The image tag cu128-megapak-20260223 is a dated CUDA 12.8 "megapak" build that includes PyTorch, xformers, and many common custom nodes pre-installed. The latest-cu128 tag does not exist on Docker Hub — always use a specific dated tag like cu128-megapak-20260223.

Recreate Strategy

ComfyUI uses strategy: Recreate instead of the default RollingUpdate:

Strategy: &k8s.DeploymentStrategy{Type: jsii.String("Recreate")},

This is required because GPU workloads cannot have two pods claiming nvidia.com/gpu simultaneously. With RollingUpdate, the new pod starts before the old pod terminates, causing the new pod to get stuck waiting for the GPU resource.

Storage

A 50 Gi RWX Longhorn PVC is mounted at /home/user/opt/ComfyUI. This stores:

  • Model checkpoints (.safetensors, .ckpt)
  • LoRA files
  • ControlNet models
  • Custom nodes (installed via ComfyUI Manager)
  • Generated output images

Using RWX allows future multi-replica scenarios and avoids attach conflicts.

How It Connects

Browser → comfyui.madhan.app
  → homelab-gateway → comfyui:8188
  → ComfyUI pod on k8s-worker4
  → nvidia-container-runtime (GPU injection)
  → RTX 5070 Ti (VRAM for model inference)
  → 50Gi Longhorn RWX PVC (model files, outputs)

Screenshots

ComfyUI node graph showing a Stable Diffusion workflow with samplers, VAE, and ControlNet nodes

Troubleshooting

Pod Stuck in ContainerCreating

Symptoms: New pod won't start, events show GPU resource not available.

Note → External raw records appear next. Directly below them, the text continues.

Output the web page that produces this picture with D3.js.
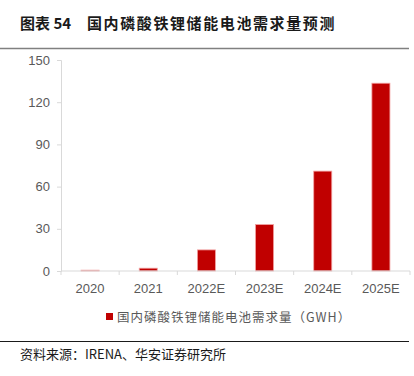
<!DOCTYPE html>
<html>
<head>
<meta charset="utf-8">
<script src="https://cdn.jsdelivr.net/npm/d3@7"></script>
<style>
  body { margin: 0; background: #fff; }
  svg { display: block; font-family: "Liberation Sans", Arial, sans-serif; }
</style>
</head>
<body>
<div id="chart"></div>
<script>
var categories = ["2020", "2021", "2022E", "2023E", "2024E", "2025E"];
var demand = [0.6, 2, 15, 33, 71, 133.5];
var yTicks = [0, 30, 60, 90, 120, 150];
var titleLabel = "图表 54";
var titleText = "国内磷酸铁锂储能电池需求量预测";
var seriesName = "国内磷酸铁锂储能电池需求量（GWH）";

var width = 414, height = 376;

var svg = d3.select("#chart").append("svg")
    .attr("width", width)
    .attr("height", height);

// title
svg.append("text")
    .attr("x", 20)
    .attr("y", 29)
    .style("font-family", "'Noto Sans CJK SC', sans-serif")
    .style("font-size", "15px")
    .style("font-weight", "bold")
    .attr("fill", "#1a1a1a")
    .text(titleLabel);
svg.append("text")
    .attr("x", 87)
    .attr("y", 29)
    .style("font-family", "'Noto Sans CJK SC', sans-serif")
    .style("font-size", "15px")
    .style("font-weight", "bold")
    .style("letter-spacing", "1.6px")
    .attr("fill", "#1a1a1a")
    .text(titleText);

svg.append("line")
    .attr("x1", 0).attr("x2", 409)
    .attr("y1", 48.5).attr("y2", 48.5)
    .attr("stroke", "#808080")
    .attr("stroke-width", 1.5);

var x = d3.scaleBand()
    .domain(categories)
    .range([61, 410])
    .paddingInner(0.69)
    .paddingOuter(0.345);

var y = d3.scaleLinear()
    .domain([0, 150])
    .range([271, 60]);

// y axis
var yAxis = svg.append("g")
    .attr("transform", "translate(61,0)")
    .call(d3.axisLeft(y).tickValues(yTicks).tickSize(4).tickPadding(7));
yAxis.select(".domain").attr("stroke", "#d9d9d9");
yAxis.selectAll(".tick line").attr("stroke", "#d9d9d9");
yAxis.selectAll("text")
    .attr("fill", "#595959")
    .style("font-size", "13px")
    .style("font-family", "'Liberation Sans', Arial, sans-serif");

// bars
svg.selectAll(".bar")
    .data(demand)
    .enter().append("rect")
    .attr("class", "bar")
    .attr("x", function(d, i) { return x(categories[i]); })
    .attr("width", x.bandwidth())
    .attr("y", function(d) { return y(d); })
    .attr("height", function(d) { return y(0) - y(d); })
    .attr("fill", "#c00000")
    .attr("stroke", "#f2a0a0")
    .attr("stroke-width", 0.8);

// x axis
var xEdges = d3.scaleLinear().domain([0, categories.length]).range([61, 410]);
var xAxis = svg.append("g")
    .attr("transform", "translate(0,271)");
xAxis.append("line")
    .attr("x1", 61).attr("x2", 410)
    .attr("stroke", "#d9d9d9");
xAxis.selectAll(".edge")
    .data(d3.range(categories.length + 1))
    .enter().append("line")
    .attr("class", "edge")
    .attr("x1", function(d) { return xEdges(d); })
    .attr("x2", function(d) { return xEdges(d); })
    .attr("y1", 0).attr("y2", 4)
    .attr("stroke", "#d9d9d9");
xAxis.selectAll(".lbl")
    .data(categories)
    .enter().append("text")
    .attr("class", "lbl")
    .attr("x", function(d) { return x(d) + x.bandwidth() / 2; })
    .attr("y", 22)
    .attr("text-anchor", "middle")
    .attr("fill", "#595959")
    .style("font-size", "13px")
    .text(function(d) { return d; });

// legend
var legend = svg.append("g").attr("transform", "translate(106,318)");
legend.append("rect")
    .attr("x", 0).attr("y", -5)
    .attr("width", 7).attr("height", 7)
    .attr("fill", "#c00000");
legend.append("text")
    .attr("x", 11)
    .attr("y", 4)
    .attr("fill", "#595959")
    .style("font-family", "'Noto Sans CJK SC', sans-serif")
    .style("font-size", "12.5px")
    .style("letter-spacing", "1px")
    .text(seriesName);

svg.append("line")
    .attr("x1", 0).attr("x2", 409)
    .attr("y1", 341.5).attr("y2", 341.5)
    .attr("stroke", "#1a1a1a")
    .attr("stroke-width", 1);

svg.append("text")
    .attr("x", 20)
    .attr("y", 359)
    .attr("fill", "#1a1a1a")
    .style("font-family", "'Noto Sans CJK SC', sans-serif")
    .style("font-size", "13px")
    .text("资料来源：IRENA、华安证券研究所");
</script>
</body>
</html>
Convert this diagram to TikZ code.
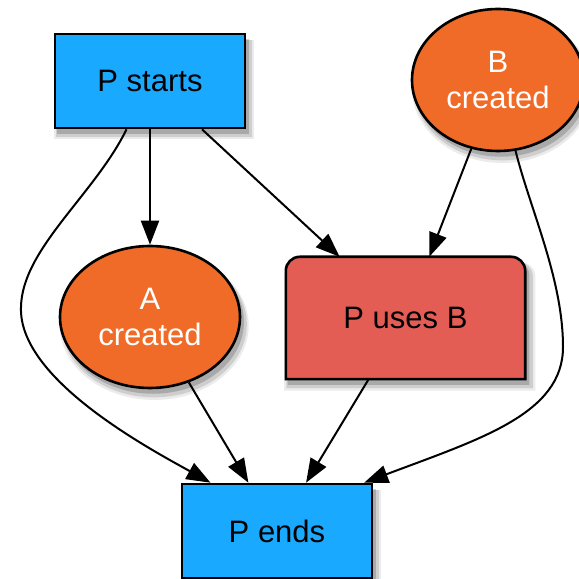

Fix: Old pod may still be terminating. The Recreate strategy ensures the old pod terminates first, but if it gets stuck:

kubectl delete pod -n comfyui <old-pod> --grace-period=0 --force

Out of VRAM

Symptoms: ComfyUI shows CUDA out of memory during generation.

Fix: Reduce model size (use smaller quantized model) or free VRAM by offloading models in the Ollama API:

# Unload Ollama models from VRAM
curl http://ollama.madhan.app/api/generate -d '{"model": "llama3.2", "keep_alive": 0}'

Custom Nodes Not Installing

Custom nodes installed via ComfyUI Manager persist because they write to the 50 Gi PVC at /home/user/opt/ComfyUI/custom_nodes/. If the PVC is deleted, all custom nodes are lost.